Since so much money has gone into acquiring technology, there is a lot of pressure for accountability. Are students using and benefitting from the computers? We know classes where computers just sit. And, there are situations where teachers have students use computers just for the sake of complying with the funding source. They just log the time students are on the computers: no planning or thought to how this activity works with the curriculum. A concern I have is that these activities are either not essential to learning or not manageable. Teachers are overwhelmed just teaching and spending the time to see how technology fits ends up low on their priority list. Our job as staff developers is to help teachers see what integration in their classroom looks like, and how technology can be appropriately and effectively used to reach student academic goals.

Business vs Classroom Integration
Think how businesses integrate technology. Just imagine someone in the Biotech industry who is given a new software program and told to complete a report due the next day, all without any training on this new program. Businesses know better; training is the key. Yet, even this is nothing compared to what teachers are asked to do. Some schools have more constraints than others, so for the purpose of getting my point across, let's take a good situation. A 2nd grade class with 20 students, a principal who believes in risk-taking, and parents involved. Now take literacy. Three computers were placed in the classroom to increase students' reading scores. This teacher has always had the computer teacher work with students on the computers. Now she is supposed to use the computers in her classroom. No training. Very little management skills. Her answer is to have each student draw a picture in Kid Pix and tell about it in slide show with parents' help. Is this integration?

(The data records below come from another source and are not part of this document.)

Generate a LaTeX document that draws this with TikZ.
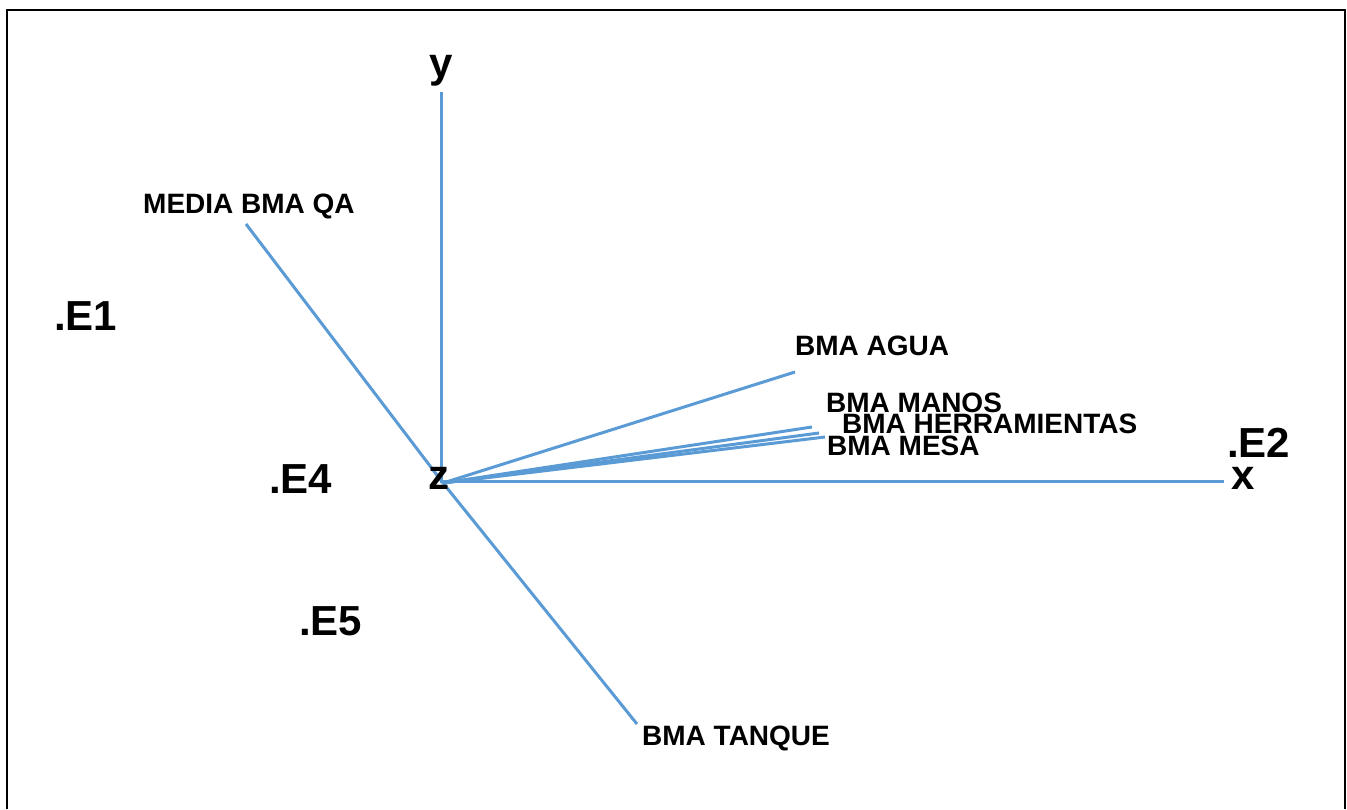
\documentclass[tikz,border=0pt]{standalone}
\usepackage{fontspec}
\setmainfont{Liberation Sans}
\begin{document}
\begin{tikzpicture}[x=1pt,y=-1pt,
  vec/.style={draw={rgb,255:red,91;green,155;blue,213}, line width=3pt},
  small/.style={font=\fontsize{28}{30}\selectfont\bfseries, anchor=base west, inner sep=0pt},
  big/.style={font=\fontsize{42}{44}\selectfont\bfseries, anchor=base west, inner sep=0pt}]
\useasboundingbox (0,0) rectangle (1347,809);
% frame
\draw[line width=2.4pt, black] (7,809) -- (7,10) -- (1345,10) -- (1345,809);

% origin and vector ends
\coordinate (O) at (443,483);
\coordinate (ytop) at (441,92);
\coordinate (ybot) at (441,483);
\coordinate (xend) at (1224,481);
\coordinate (xbeg) at (443,481);
\coordinate (qa) at (246,224);
\coordinate (tanque) at (637,724);
\coordinate (agua) at (795,372);
\coordinate (manos) at (812,427);
\coordinate (herr) at (819,433);
\coordinate (mesa) at (825,437);

\draw[vec] (ybot) -- (ytop);
\draw[vec] (xbeg) -- (xend);
\draw[vec] (qa) -- (O);
\draw[vec] (O) -- (tanque);
\draw[vec] (O) -- (agua);
\draw[vec] (O) -- (manos);
\draw[vec] (O) -- (herr);
\draw[vec] (O) -- (mesa);

% axis labels
\node[big, anchor=base] (ly) at (441,77) {y};
\node[big] (lz) at (428,489) {z};
\node[big] (lx) at (1231,489) {x};

% point labels
\node[big] (e1) at (54,330) {.E1};
\node[big] (e2) at (1227,457) {.E2};
\node[big] (e4) at (269,493) {.E4};
\node[big] (e5) at (299,635) {.E5};

% vector labels
\node[small] (lqa) at (143,213) {MEDIA BMA QA};
\node[small] (lagua) at (795,355) {BMA AGUA};
\node[small] (lmanos) at (826,412) {BMA MANOS};
\node[small] (lherr) at (842,433) {BMA HERRAMIENTAS};
\node[small] (lmesa) at (827,455) {BMA MESA};
\node[small] (ltanque) at (642,745) {BMA TANQUE};
\end{tikzpicture}
\end{document}
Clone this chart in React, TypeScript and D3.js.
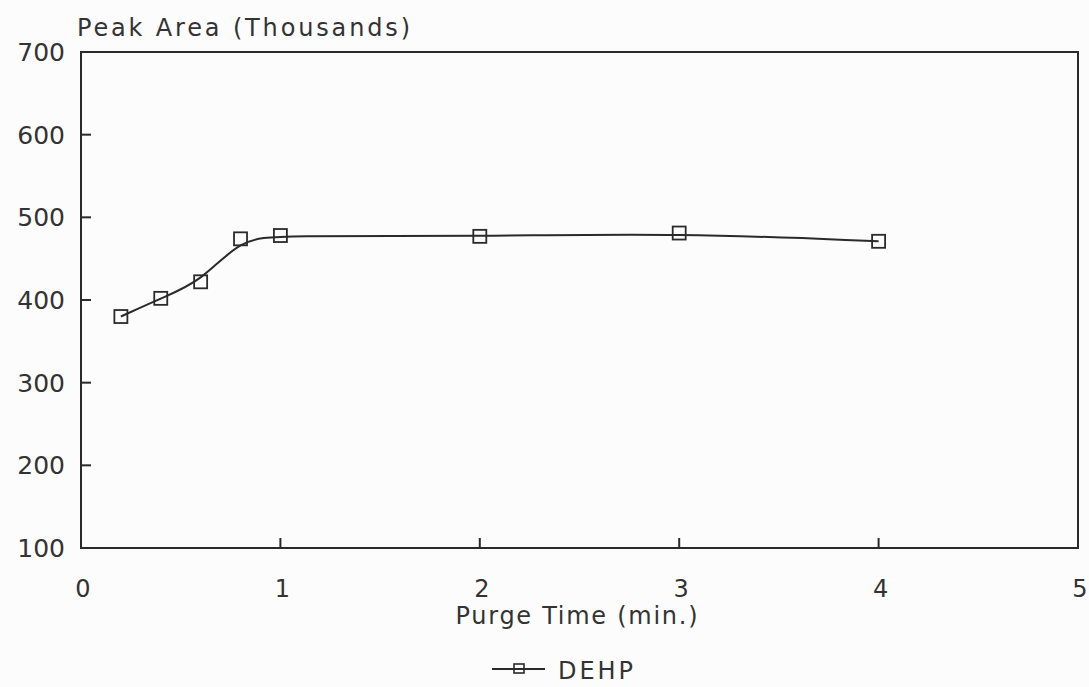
import React from "react";
import * as d3 from "d3";

// Purge time (min.) and DEHP peak area (thousands)
const purgeTimes = [0.2, 0.4, 0.6, 0.8, 1, 2, 3, 4];
const peakAreas = [380, 402, 422, 474, 478, 477, 481, 471];
const xTicks = [0, 1, 2, 3, 4, 5];
const yTicks = [100, 200, 300, 400, 500, 600, 700];
const seriesName = "DEHP";

const W = 1089;
const H = 687;
const M = { left: 81, right: 1078, top: 52, bottom: 548 };
const INK = "#2a2a2a";
const TXT = "#333";
const FONT = "'DejaVu Sans', 'Liberation Sans', sans-serif";

export default function App() {
  const x = d3.scaleLinear().domain([0, 5]).range([M.left, M.right]);
  const y = d3.scaleLinear().domain([100, 700]).range([M.bottom, M.top]);

  const pts: [number, number][] = purgeTimes.map((t, i) => [t, peakAreas[i]]);
  const line = d3
    .line<[number, number]>()
    .x((d) => x(d[0]))
    .y((d) => y(d[1]))
    .curve(d3.curveBasis);

  const sq = 13;

  return (
    <svg
      width={W}
      height={H}
      style={{ position: "absolute", left: 0, top: 0, background: "#fcfcfc" }}
    >
      {/* axis titles */}
      <text
        x={77}
        y={36}
        fontFamily={FONT}
        fontSize={24}
        fill={TXT}
        textLength={333}
        lengthAdjust="spacing"
      >
        Peak Area (Thousands)
      </text>

      {/* plot frame */}
      <rect
        x={M.left}
        y={M.top}
        width={M.right - M.left}
        height={M.bottom - M.top}
        fill="none"
        stroke={INK}
        strokeWidth={2}
      />

      {/* y ticks and labels */}
      {yTicks.map((v) => (
        <g key={`y${v}`}>
          <line x1={M.left} x2={M.left + 10} y1={y(v)} y2={y(v)} stroke={INK} strokeWidth={2} />
          <text
            x={65}
            y={y(v)}
            dy="0.36em"
            textAnchor="end"
            fontFamily={FONT}
            fontSize={25}
            fill={TXT}
          >
            {v}
          </text>
        </g>
      ))}

      {/* x ticks and labels */}
      {xTicks.map((v) => (
        <g key={`x${v}`}>
          <line x1={x(v)} x2={x(v)} y1={M.bottom} y2={M.bottom - 10} stroke={INK} strokeWidth={2} />
          <text
            x={x(v) + 2}
            y={588}
            dy="0.36em"
            textAnchor="middle"
            fontFamily={FONT}
            fontSize={24}
            fill={TXT}
          >
            {v}
          </text>
        </g>
      ))}

      <text
        x={(M.left + M.right) / 2 - 3}
        y={624}
        textAnchor="middle"
        fontFamily={FONT}
        fontSize={24}
        fill={TXT}
        textLength={242}
        lengthAdjust="spacing"
      >
        Purge Time (min.)
      </text>

      {/* data line and markers */}
      <path d={line(pts) || ""} fill="none" stroke={INK} strokeWidth={2} />
      {pts.map((d, i) => (
        <rect
          key={`m${i}`}
          x={x(d[0]) - sq / 2}
          y={y(d[1]) - sq / 2}
          width={sq}
          height={sq}
          fill="none"
          stroke={INK}
          strokeWidth={1.8}
        />
      ))}

      {/* legend */}
      <line x1={492} x2={545} y1={669} y2={669} stroke={INK} strokeWidth={2} />
      <rect x={514} y={664} width={10} height={9} fill="none" stroke={INK} strokeWidth={1.6} />
      <text
        x={558}
        y={679}
        fontFamily={FONT}
        fontSize={24}
        fill={TXT}
        textLength={75}
        lengthAdjust="spacing"
      >
        {seriesName}
      </text>
    </svg>
  );
}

Sort of, but are computers really helping her students be better readers?

"Businesses know better; training is the key."

Another approach might be to give the 2nd grade teachers time to collaborate with a technology expert and discuss how technology can support teaching reading. They have time to look at the literature selections and develop ways to enhance student interaction with one of the books: students write and edit their own versions of the book with the help of a parent volunteer; they interview the author online; and they create their own video book talks. These types of assignments can help students work with the text in a way that requires analysis and creativity while appealing to most students' interest in technology and allows for differences in abilities and learning styles.

"These types of assignments can help students work with the text in a way that requires analysis and creativity..."

Even teachers uncomfortable using technology (non-integrators) can see that students enjoy using technology, which means students can better enjoy and be more motivated by their schoolwork. Steps to Integration does not happen easily. Planning is important, and having enough time to plan is essential for successful integration. If class sizes are large with a range of abilities to work with, start simple. Find your experts and work with them to come up with rich activities using technology that will support the curriculum and achieve your goals for student achievement. If you ask a teacher who has classroom management problems to integrate computers, expect chaos. This teacher needs support in designing guidelines for computer use and in designing a unit that is meaningful and manageable.

Several factors for effective integration include:

  • Curriculum units that can benefit from technology (will technology support student achievement?)
  • Appropriate resources and skills needed for project
  • Sufficient time to plan with other teachers and experts
  • Good classroom management skills
  • Just-in-time support
  • Plans A and B if technology does not work
  • An environment that encourages risk-taking
  • Curriculum units aligned to standards
  • Students as experts

Any step toward integration, no matter what the teacher's experience or ability, takes time. Buy release time and find an expert to facilitate the process. Businesses spend 30% of their technology budget to do job-embedded training. Schools barely spend 5% and many times on workshops outside school hours. Let's be realistic about integration by providing appropriate resources and support so teachers develop activities that reach their goals for student academic achievement.